The NFL is unique in its glamorization and acceptance of hypermasculinity and aggression. In a game that is all about taking and getting hits, it epitomizes intimidation and glorifies thuggery on the field but expects, if not requires, a turn around when representing the league off the field. They want you to be a “beast” (Lynch’s nick name is Beast Mode) when you play, but a “choir boy” in the press room. It is irresponsible and unrealistic to think that despite the fluidity of gender performance, that you can socialize men to be antagonistic and aggressive for their job, but then expect them to effortlessly shift to being cooperative and submissive for that same job. Unfortunately, as evidenced by the legalities facing NFL players for their aggressions off the field, hypermasculinity cannot be neatly contained on a football field, especially in a culture that values masculinity above any representation of femininity (shout out to the Always commercial “Like A Girl” that aired during the Super Bowl).
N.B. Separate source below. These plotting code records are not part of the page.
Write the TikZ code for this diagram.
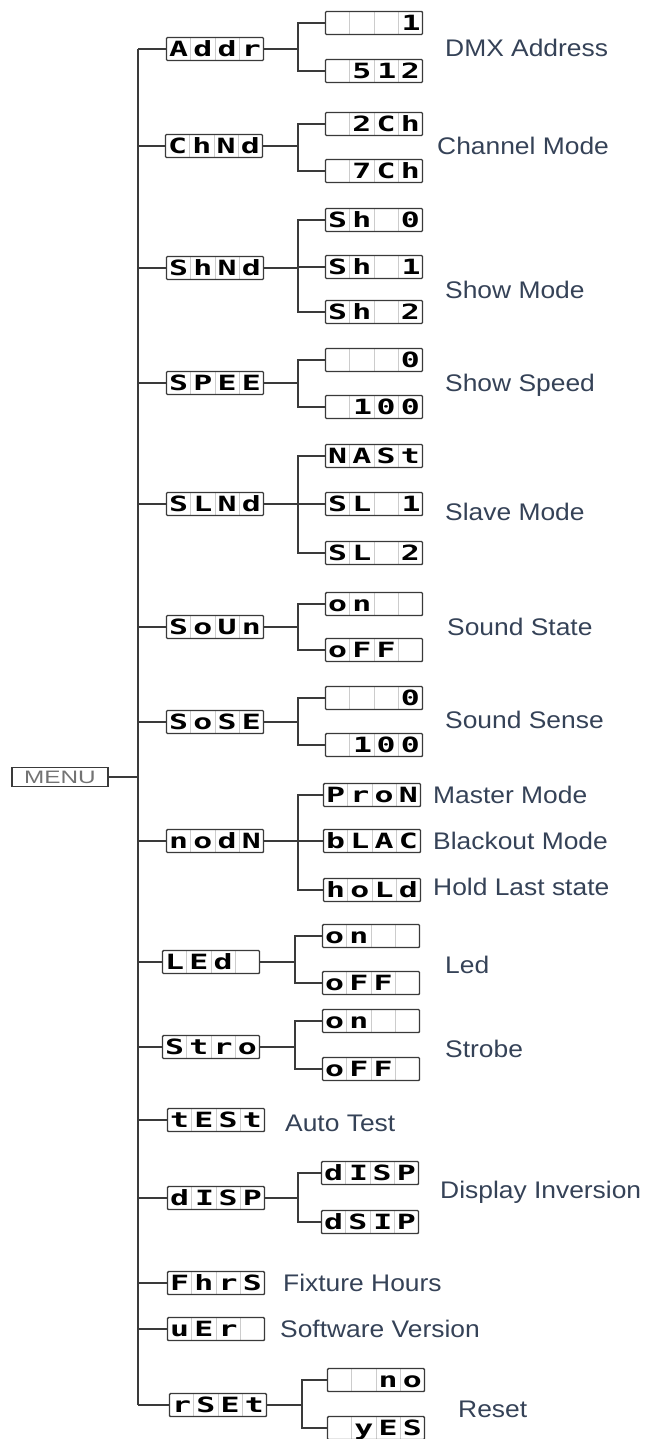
\documentclass[tikz,border=0pt]{standalone}
\usepackage{fontspec}
\setmainfont{Liberation Sans}
\newfontfamily\segfont[FakeStretch=1.5]{DejaVu Sans Mono}
\newfontfamily\descfont[FakeStretch=1.1]{Liberation Sans}
\newfontfamily\menufont[FakeStretch=1.35]{Liberation Sans}
\usetikzlibrary{calc}
\definecolor{desccol}{HTML}{354257}
\definecolor{lncol}{HTML}{3A3A3A}
\newcommand{\cel}[1]{\makebox[24.25pt]{#1}}
\newcommand{\celr}[1]{\makebox[24.25pt][r]{#1\hspace{2pt}}}
\newcommand{\lcd}[4]{\cel{#1}\cel{#2}\cel{#3}\cel{#4}}
\newcommand{\twofork}[4]{\draw[conn] (#1.east) -- (#1.east -| #4);
  \draw[conn] (#2.west) -- (#2.west -| #4) -- (#3.west -| #4) -- (#3.west);}
\tikzset{
  conn/.style={draw=lncol, line width=1.4pt},
  lcdbox/.style={draw=lncol, line width=1.4pt, fill=white, rounded corners=1pt,
    minimum width=97pt, minimum height=23pt, inner sep=0pt,
    text height=15pt, text depth=0pt,
    font=\segfont\bfseries\fontsize{21}{21}\selectfont,
    path picture={\foreach \i in {1,2,3}{\draw[gray!40,line width=0.8pt]
      ($(path picture bounding box.south west)!\i/4!(path picture bounding box.south east)$) --
      ($(path picture bounding box.north west)!\i/4!(path picture bounding box.north east)$);}}},
  menubox/.style={draw=lncol, line width=1.2pt, fill=white, minimum width=96pt, minimum height=19pt,
    inner sep=0pt, text=black!55, text height=13pt, text depth=0pt, font=\menufont\fontsize{18}{18}\selectfont},
  desc/.style={anchor=west, text=desccol, inner sep=0pt, text height=17pt, text depth=0pt,
    font=\descfont\fontsize{24}{24}\selectfont}
}
\begin{document}
\begin{tikzpicture}[x=1pt,y=-1pt]
\useasboundingbox (0,0) rectangle (646,1439);
\coordinate (spine) at (138,0);
\coordinate (b2) at (298,0);
\coordinate (b3) at (295,0);
\coordinate (b4) at (302,0);
% menu
\node[menubox] (menu) at (60,777) {MENU};
% level 1
\node[lcdbox] (addr) at (215,49) {\lcd{A}{d}{d}{r}};
\node[lcdbox] (chnd) at (214,146) {\lcd{C}{h}{N}{d}};
\node[lcdbox] (shnd) at (215,268) {\lcd{S}{h}{N}{d}};
\node[lcdbox] (spee) at (215,383) {\lcd{S}{P}{E}{E}};
\node[lcdbox] (slnd) at (215,504) {\lcd{S}{L}{N}{d}};
\node[lcdbox] (soun) at (215,627) {\lcd{S}{o}{U}{n}};
\node[lcdbox] (sose) at (215,722) {\lcd{S}{o}{S}{E}};
\node[lcdbox] (nodn) at (215,841) {\lcd{n}{o}{d}{N}};
\node[lcdbox] (led) at (211,962) {\lcd{L}{E}{d}{}};
\node[lcdbox] (stro) at (211,1047) {\lcd{S}{t}{r}{o}};
\node[lcdbox] (test) at (216,1120) {\lcd{t}{E}{S}{t}};
\node[lcdbox] (disp) at (216,1198) {\cel{d}\celr{I}\cel{S}\cel{P}};
\node[lcdbox] (fhrs) at (216,1283) {\lcd{F}{h}{r}{S}};
\node[lcdbox] (uer) at (216,1329) {\lcd{u}{E}{r}{}};
\node[lcdbox] (rset) at (218,1405) {\lcd{r}{S}{E}{t}};
% level 2
\node[lcdbox] (a1) at (374,23) {\cel{}\cel{}\cel{}\celr{1}};
\node[lcdbox] (a2) at (374,71) {\cel{}\cel{5}\celr{1}\cel{2}};
\node[lcdbox] (c1) at (374,124) {\lcd{}{2}{C}{h}};
\node[lcdbox] (c2) at (374,171) {\lcd{}{7}{C}{h}};
\node[lcdbox] (s0) at (374,220) {\lcd{S}{h}{}{0}};
\node[lcdbox] (s1) at (374,267) {\cel{S}\cel{h}\cel{}\celr{1}};
\node[lcdbox] (s2) at (374,312) {\lcd{S}{h}{}{2}};
\node[lcdbox] (p1) at (374,360) {\lcd{}{}{}{0}};
\node[lcdbox] (p2) at (374,407) {\cel{}\celr{1}\cel{0}\cel{0}};
\node[lcdbox] (m0) at (374,456) {\lcd{N}{A}{S}{t}};
\node[lcdbox] (m1) at (374,504) {\cel{S}\cel{L}\cel{}\celr{1}};
\node[lcdbox] (m2) at (374,553) {\lcd{S}{L}{}{2}};
\node[lcdbox] (u1) at (374,604) {\lcd{o}{n}{}{}};
\node[lcdbox] (u2) at (374,650) {\lcd{o}{F}{F}{}};
\node[lcdbox] (e1) at (374,698) {\lcd{}{}{}{0}};
\node[lcdbox] (e2) at (374,745) {\cel{}\celr{1}\cel{0}\cel{0}};
\node[lcdbox] (n1) at (372,795) {\lcd{P}{r}{o}{N}};
\node[lcdbox] (n2) at (372,841) {\lcd{b}{L}{A}{C}};
\node[lcdbox] (n3) at (372,890) {\lcd{h}{o}{L}{d}};
\node[lcdbox] (l1) at (371,936) {\lcd{o}{n}{}{}};
\node[lcdbox] (l2) at (371,983) {\lcd{o}{F}{F}{}};
\node[lcdbox] (t1) at (371,1021) {\lcd{o}{n}{}{}};
\node[lcdbox] (t2) at (371,1069) {\lcd{o}{F}{F}{}};
\node[lcdbox] (d1) at (370,1173) {\cel{d}\celr{I}\cel{S}\cel{P}};
\node[lcdbox] (d2) at (370,1222) {\cel{d}\cel{S}\celr{I}\cel{P}};
\node[lcdbox] (r1) at (376,1380) {\lcd{}{}{n}{o}};
\node[lcdbox] (r2) at (376,1428) {\lcd{}{y}{E}{S}};
% descriptions
\node[desc] (dmx) at (445,48) {DMX Address};
\node[desc] (chm) at (437,146) {Channel Mode};
\node[desc] (shm) at (445,290) {Show Mode};
\node[desc] (shs) at (445,383) {Show Speed};
\node[desc] (slm) at (445,512) {Slave Mode};
\node[desc] (sst) at (447,627) {Sound State};
\node[desc] (sse) at (445,720) {Sound Sense};
\node[desc] (mam) at (433,795) {Master Mode};
\node[desc] (blm) at (433,841) {Blackout Mode};
\node[desc] (hls) at (433,887) {Hold Last state};
\node[desc] (ledl) at (445,965) {Led};
\node[desc] (strl) at (445,1049) {Strobe};
\node[desc] (atl) at (285,1123) {Auto Test};
\node[desc] (dil) at (440,1190) {Display Inversion};
\node[desc] (fhl) at (283,1283) {Fixture Hours};
\node[desc] (swl) at (280,1329) {Software Version};
\node[desc] (rsl) at (458,1409) {Reset};
% spine
\draw[conn] (menu.east) -- (menu.east -| spine);
\draw[conn] (addr.west -| spine) -- (rset.west -| spine);
\foreach \n in {addr,chnd,shnd,spee,slnd,soun,sose,nodn,led,stro,test,disp,fhrs,uer,rset}{
  \draw[conn] (\n.west -| spine) -- (\n.west);
}
% forks
\twofork{addr}{a1}{a2}{b2}
\twofork{chnd}{c1}{c2}{b2}
\twofork{shnd}{s0}{s2}{b2}
\draw[conn] (s1.west -| b2) -- (s1.west);
\twofork{spee}{p1}{p2}{b2}
\twofork{slnd}{m0}{m2}{b2}
\draw[conn] (m1.west -| b2) -- (m1.west);
\twofork{soun}{u1}{u2}{b2}
\twofork{sose}{e1}{e2}{b2}
\twofork{nodn}{n1}{n3}{b2}
\draw[conn] (n2.west -| b2) -- (n2.west);
\twofork{led}{l1}{l2}{b3}
\twofork{stro}{t1}{t2}{b3}
\twofork{disp}{d1}{d2}{b2}
\twofork{rset}{r1}{r2}{b4}
\end{tikzpicture}
\end{document}
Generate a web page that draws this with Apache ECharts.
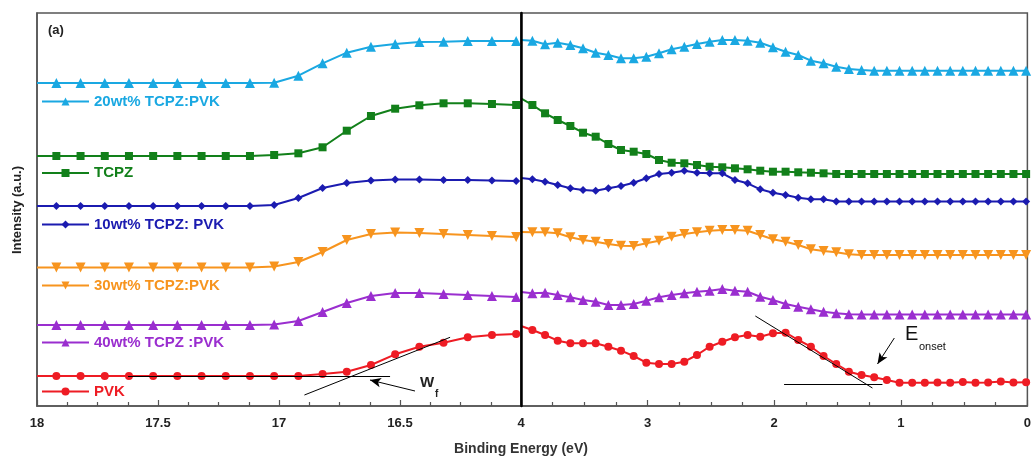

But this objectification and manipulation of black athletes is not new. In 2005, the NBA implemented a dress code“to distance the league from its then ‘thuggish’ (and we all know what that really means) image in the mainstream. The rule made it mandatory for the players to wear a jacket and tie before games, after games, during interviews, on the bench while injured, and in attendance at league charity events.” The dress code required ball players to only “look” like ball players on the court, and to otherwise promote a more “respectable” aesthetic when representing the organization.
It is problematic to market black male athletes as hypermasculine and profit from their performance but then attempt to sanitize them as off the field and place lesser value on their everyday masculinity and cool pose/s. This is true in what is communicated verbally and nonverbally, by what they say (or don’t say), what they wear, and how they act.